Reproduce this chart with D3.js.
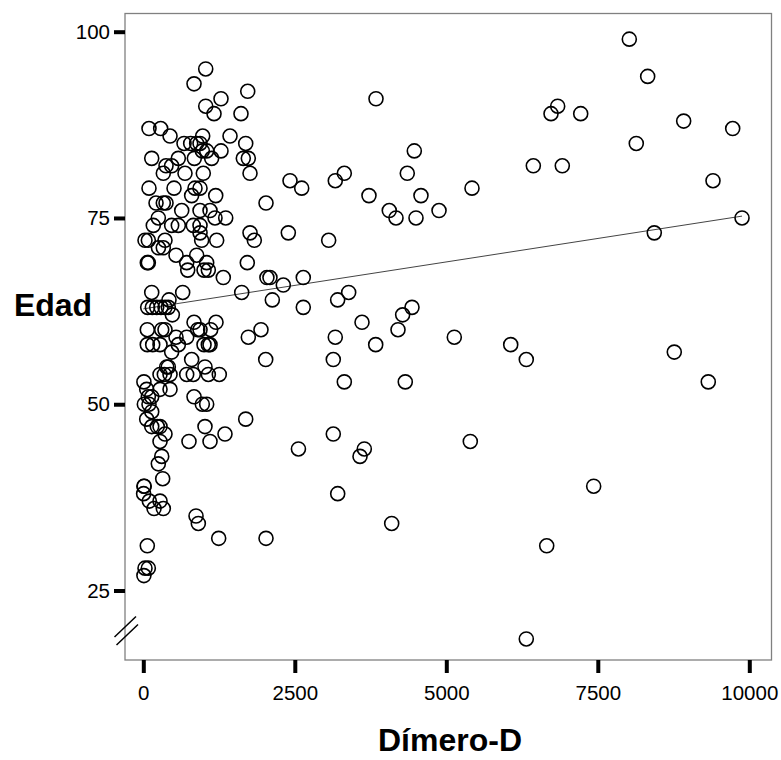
<!DOCTYPE html>
<html>
<head>
<meta charset="utf-8">
<script src="https://cdn.jsdelivr.net/npm/d3@7"></script>
<style>
body { margin: 0; background: #fff; }
text { font-family: Arial, "Liberation Sans", sans-serif; }
</style>
</head>
<body>
<script>
var width = 781;
var height = 760;

// values
var dimero = [8020, 8323, 3840, 6838, 6728, 7218, 8917, 9726, 4472, 8135, 3317, 3168, 4356, 6436, 6914, 9401,
  2614, 3724, 4582, 5424, 4059, 4170, 4500, 4880, 9880, 8432, 3059, 2640, 3389, 3207, 2640, 4434, 4280, 3609,
  4203, 3168, 5132, 3835, 6063, 6320, 3135, 8762, 3317, 4323, 9323, 2560, 3135, 3647, 3576, 5396, 7432, 3208,
  4099, 6657, 6320,
  1030, 837, 1723, 1282, 1030, 1167, 1612, 94, 287, 441, 980, 1431, 672, 782, 881, 936, 974, 1046, 1282, 1690,
  139, 578, 842, 1128, 1650, 1733, 468, 375, 330, 688, 990, 1761, 2421, 94, 507, 853, 936, 798, 1195, 2025,
  210, 330, 375, 634, 936, 1101, 1183, 1360, 248, 165, 468, 578, 825, 936, 2393, 1761, 1832, 28, 83, 358,
  936, 963, 1211,
  250, 330, 83, 66, 540, 881, 716, 733, 1046, 1073, 1002, 1716, 1320, 2040, 2090, 2310, 1624, 139, 650, 2129,
  72, 149, 221, 292, 358, 413, 424, 479, 66, 304, 358, 837, 1200, 898, 936, 1112, 540, 716, 1733, 1942,
  66, 155, 276, 1002, 1073, 1101, 578, 468, 2020, 798, 386, 413, 347, 441, 716, 825, 1018, 1073, 1254, 276,
  10, 56, 83, 139, 17, 94, 276, 441, 837, 974, 1046, 56, 139, 139, 231, 276, 1690, 1018, 358, 276, 754, 1101,
  1348, 304, 248, 320, 10, 15, 5, 99, 177, 276, 330, 870, 908, 1244, 2025, 66, 28, 83, 10];

var edad = [99, 94, 91, 90, 89, 89, 88, 87, 84, 85, 81, 80, 81, 82, 82, 80,
  79, 78, 78, 79, 76, 75, 75, 76, 75, 73, 72, 67, 65, 64, 63, 63, 62, 61,
  60, 59, 59, 58, 58, 56, 56, 57, 53, 53, 53, 44, 46, 44, 43, 45, 39, 38,
  34, 31, 18.5,
  95, 93, 92, 91, 90, 89, 89, 87, 87, 86, 86, 86, 85, 85, 85, 85, 84, 84, 84, 85,
  83, 83, 83, 83, 83, 83, 82, 82, 81, 81, 81, 81, 80, 79, 79, 79, 79, 78, 78, 77,
  77, 77, 77, 76, 76, 76, 75, 75, 75, 74, 74, 74, 74, 74, 73, 73, 72, 72, 72, 72,
  73, 72, 72,
  71, 71, 69, 69, 70, 70, 69, 68, 69, 68, 68, 69, 67, 67, 67, 66, 65, 65, 65, 64,
  63, 63, 63, 63, 63, 63, 64, 62, 60, 60, 60, 61, 61, 60, 60, 60, 59, 59, 59, 60,
  58, 58, 58, 58, 58, 58, 58, 57, 56, 56, 55, 55, 54, 54, 54, 54, 55, 54, 54, 54,
  53, 52, 51, 51, 50, 50, 52, 52, 51, 50, 50, 48, 49, 47, 47, 47, 48, 47, 46, 45, 45, 45,
  46, 43, 42, 40, 39, 39, 38, 37, 36, 37, 36, 35, 34, 32, 32, 31, 28, 28, 27];

var xTicks = [0, 2500, 5000, 7500, 10000];
var yTicks = [25, 50, 75, 100];
var fitIntercept = 62.8;
var fitSlope = 0.00126;
var fitRange = [0, 9880];

var frameLeft = 125, frameRight = 771.5, frameTop = 13.5, frameBottom = 660;

var x = d3.scaleLinear()
.domain([0, 10000])
.range([143.3, 749.3]);

var y = d3.scaleLinear()
.domain([25, 100])
.range([590.5, 31.7]);

var svg = d3.select("body").append("svg")
.attr("width", width)
.attr("height", height);

svg.append("rect")
.attr("x", frameLeft)
.attr("y", frameTop)
.attr("width", frameRight - frameLeft)
.attr("height", frameBottom - frameTop)
.attr("fill", "none")
.attr("stroke", "#808080")
.attr("stroke-width", 1.3);

var yAxis = svg.append("g")
.attr("transform", "translate(" + frameLeft + ",0)")
.call(d3.axisLeft(y).tickValues(yTicks).tickFormat(d3.format("d")).tickSize(11).tickPadding(4).tickSizeOuter(0));

var xAxis = svg.append("g")
.attr("transform", "translate(0," + frameBottom + ")")
.call(d3.axisBottom(x).tickValues(xTicks).tickFormat(d3.format("d")).tickSize(13).tickPadding(12).tickSizeOuter(0));

[xAxis, yAxis].forEach(function(g) {
  g.select(".domain").remove();
  g.selectAll(".tick line").attr("stroke", "#000").attr("stroke-width", 4);
  g.selectAll(".tick text")
  .attr("fill", "#000")
  .style("font-size", "20.5px")
  .style("font-family", "Arial, 'Liberation Sans', sans-serif");
});

// axis break mark
var brk = svg.append("g");
brk.append("line").attr("x1", 114.5).attr("y1", 637).attr("x2", 136).attr("y2", 616.5);
brk.append("line").attr("x1", 116.5).attr("y1", 645).attr("x2", 138).attr("y2", 624.5);
brk.selectAll("line").attr("stroke", "#000").attr("stroke-width", 1.5);

// fit line
svg.append("line")
.attr("x1", x(fitRange[0]))
.attr("y1", y(fitIntercept + fitSlope * fitRange[0]))
.attr("x2", x(fitRange[1]))
.attr("y2", y(fitIntercept + fitSlope * fitRange[1]))
.attr("stroke", "#444")
.attr("stroke-width", 1);

svg.append("g")
.selectAll("circle")
.data(dimero)
.enter().append("circle")
.attr("cx", function(d) { return x(d) })
.attr("cy", function(d, i) { return y(edad[i]) })
.attr("r", 7)
.attr("fill", "none")
.attr("stroke", "#000")
.attr("stroke-width", 1.6);

svg.append("text")
.attr("x", 53)
.attr("y", 316)
.attr("text-anchor", "middle")
.style("font-size", "32px")
.style("font-weight", "bold")
.text("Edad");

svg.append("text")
.attr("x", 450)
.attr("y", 751)
.attr("text-anchor", "middle")
.style("font-size", "32px")
.style("font-weight", "bold")
.text("Dímero-D");
</script>
</body>
</html>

........

- Required task: Except for the pictures, reproduce every line exactly.

- Output of the exercise:
Reproduce this chart with D3.js.
<!DOCTYPE html>
<html>
<head>
<meta charset="utf-8">
<script src="https://cdn.jsdelivr.net/npm/d3@7"></script>
<style>
body { margin: 0; background: #fff; }
text { font-family: Arial, "Liberation Sans", sans-serif; }
</style>
</head>
<body>
<script>
var width = 781;
var height = 760;

// values
var dimero = [8020, 8323, 3840, 6838, 6728, 7218, 8917, 9726, 4472, 8135, 3317, 3168, 4356, 6436, 6914, 9401,
  2614, 3724, 4582, 5424, 4059, 4170, 4500, 4880, 9880, 8432, 3059, 2640, 3389, 3207, 2640, 4434, 4280, 3609,
  4203, 3168, 5132, 3835, 6063, 6320, 3135, 8762, 3317, 4323, 9323, 2560, 3135, 3647, 3576, 5396, 7432, 3208,
  4099, 6657, 6320,
  1030, 837, 1723, 1282, 1030, 1167, 1612, 94, 287, 441, 980, 1431, 672, 782, 881, 936, 974, 1046, 1282, 1690,
  139, 578, 842, 1128, 1650, 1733, 468, 375, 330, 688, 990, 1761, 2421, 94, 507, 853, 936, 798, 1195, 2025,
  210, 330, 375, 634, 936, 1101, 1183, 1360, 248, 165, 468, 578, 825, 936, 2393, 1761, 1832, 28, 83, 358,
  936, 963, 1211,
  250, 330, 83, 66, 540, 881, 716, 733, 1046, 1073, 1002, 1716, 1320, 2040, 2090, 2310, 1624, 139, 650, 2129,
  72, 149, 221, 292, 358, 413, 424, 479, 66, 304, 358, 837, 1200, 898, 936, 1112, 540, 716, 1733, 1942,
  66, 155, 276, 1002, 1073, 1101, 578, 468, 2020, 798, 386, 413, 347, 441, 716, 825, 1018, 1073, 1254, 276,
  10, 56, 83, 139, 17, 94, 276, 441, 837, 974, 1046, 56, 139, 139, 231, 276, 1690, 1018, 358, 276, 754, 1101,
  1348, 304, 248, 320, 10, 15, 5, 99, 177, 276, 330, 870, 908, 1244, 2025, 66, 28, 83, 10];

var edad = [99, 94, 91, 90, 89, 89, 88, 87, 84, 85, 81, 80, 81, 82, 82, 80,
  79, 78, 78, 79, 76, 75, 75, 76, 75, 73, 72, 67, 65, 64, 63, 63, 62, 61,
  60, 59, 59, 58, 58, 56, 56, 57, 53, 53, 53, 44, 46, 44, 43, 45, 39, 38,
  34, 31, 18.5,
  95, 93, 92, 91, 90, 89, 89, 87, 87, 86, 86, 86, 85, 85, 85, 85, 84, 84, 84, 85,
  83, 83, 83, 83, 83, 83, 82, 82, 81, 81, 81, 81, 80, 79, 79, 79, 79, 78, 78, 77,
  77, 77, 77, 76, 76, 76, 75, 75, 75, 74, 74, 74, 74, 74, 73, 73, 72, 72, 72, 72,
  73, 72, 72,
  71, 71, 69, 69, 70, 70, 69, 68, 69, 68, 68, 69, 67, 67, 67, 66, 65, 65, 65, 64,
  63, 63, 63, 63, 63, 63, 64, 62, 60, 60, 60, 61, 61, 60, 60, 60, 59, 59, 59, 60,
  58, 58, 58, 58, 58, 58, 58, 57, 56, 56, 55, 55, 54, 54, 54, 54, 55, 54, 54, 54,
  53, 52, 51, 51, 50, 50, 52, 52, 51, 50, 50, 48, 49, 47, 47, 47, 48, 47, 46, 45, 45, 45,
  46, 43, 42, 40, 39, 39, 38, 37, 36, 37, 36, 35, 34, 32, 32, 31, 28, 28, 27];

var xTicks = [0, 2500, 5000, 7500, 10000];
var yTicks = [25, 50, 75, 100];
var fitIntercept = 62.8;
var fitSlope = 0.00126;
var fitRange = [0, 9880];

var frameLeft = 125, frameRight = 771.5, frameTop = 13.5, frameBottom = 660;

var x = d3.scaleLinear()
.domain([0, 10000])
.range([143.3, 749.3]);

var y = d3.scaleLinear()
.domain([25, 100])
.range([590.5, 31.7]);

var svg = d3.select("body").append("svg")
.attr("width", width)
.attr("height", height);

svg.append("rect")
.attr("x", frameLeft)
.attr("y", frameTop)
.attr("width", frameRight - frameLeft)
.attr("height", frameBottom - frameTop)
.attr("fill", "none")
.attr("stroke", "#808080")
.attr("stroke-width", 1.3);

var yAxis = svg.append("g")
.attr("transform", "translate(" + frameLeft + ",0)")
.call(d3.axisLeft(y).tickValues(yTicks).tickFormat(d3.format("d")).tickSize(11).tickPadding(4).tickSizeOuter(0));

var xAxis = svg.append("g")
.attr("transform", "translate(0," + frameBottom + ")")
.call(d3.axisBottom(x).tickValues(xTicks).tickFormat(d3.format("d")).tickSize(13).tickPadding(12).tickSizeOuter(0));

[xAxis, yAxis].forEach(function(g) {
  g.select(".domain").remove();
  g.selectAll(".tick line").attr("stroke", "#000").attr("stroke-width", 4);
  g.selectAll(".tick text")
  .attr("fill", "#000")
  .style("font-size", "20.5px")
  .style("font-family", "Arial, 'Liberation Sans', sans-serif");
});

// axis break mark
var brk = svg.append("g");
brk.append("line").attr("x1", 114.5).attr("y1", 637).attr("x2", 136).attr("y2", 616.5);
brk.append("line").attr("x1", 116.5).attr("y1", 645).attr("x2", 138).attr("y2", 624.5);
brk.selectAll("line").attr("stroke", "#000").attr("stroke-width", 1.5);

// fit line
svg.append("line")
.attr("x1", x(fitRange[0]))
.attr("y1", y(fitIntercept + fitSlope * fitRange[0]))
.attr("x2", x(fitRange[1]))
.attr("y2", y(fitIntercept + fitSlope * fitRange[1]))
.attr("stroke", "#444")
.attr("stroke-width", 1);

svg.append("g")
.selectAll("circle")
.data(dimero)
.enter().append("circle")
.attr("cx", function(d) { return x(d) })
.attr("cy", function(d, i) { return y(edad[i]) })
.attr("r", 7)
.attr("fill", "none")
.attr("stroke", "#000")
.attr("stroke-width", 1.6);

svg.append("text")
.attr("x", 53)
.attr("y", 316)
.attr("text-anchor", "middle")
.style("font-size", "32px")
.style("font-weight", "bold")
.text("Edad");

svg.append("text")
.attr("x", 450)
.attr("y", 751)
.attr("text-anchor", "middle")
.style("font-size", "32px")
.style("font-weight", "bold")
.text("Dímero-D");
</script>
</body>
</html>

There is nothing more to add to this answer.